I’ve lived long enough to intimately observe five family generations already!
I’ve also had enough conversations with older adults that I realize too many are living with regrets about their own parenting. How sad that is!
Mitch Albom wrote in his book, The Five People You Meet in Heaven:
“All parents damage their children. It cannot be helped. Youth, like pristine glass, absorbs the prints of its handlers. Some parents smudge, others crack, a few shatter childhoods completely into jagged little pieces, beyond repair.”
I recently read about a 62-year-old author who talked about his adversarial relationship with his father. He said his father was rough on him, verbally abusive, and told him he was nothing, that he never would be more than nothing.
Still, this man admitted he wouldn’t have wanted another father.
Because his determination to prove his father wrong helped him find his true contributions to this world. And indeed, this man was successful as a writer!

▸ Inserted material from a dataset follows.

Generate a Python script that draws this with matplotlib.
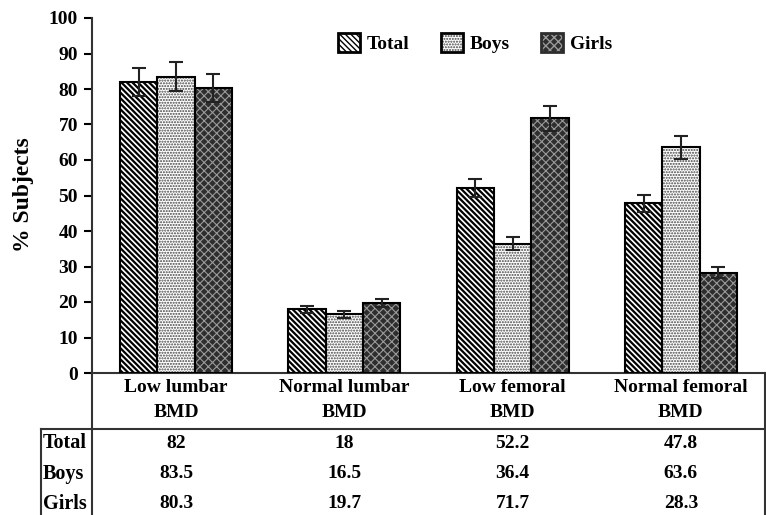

When I read that article, I realized I have that same type of determined (or stubborn) spirit. My dad was tough, but my mom was gentle. Yet, if I had only been coddled, I would certainly be a different person.
And actually, I kinda like who I am now.
I do believe that good eventually arises out of negative events, but sometimes we just have to take the time to honestly consider the positive.
Do you think it’s true that “all parents damage their children?”
Have you made peace with your own parents’ damage?
Are you harboring guilt about your own parenting? Do you think you could have a conversation with your adult children about this and make amends before any more time goes by?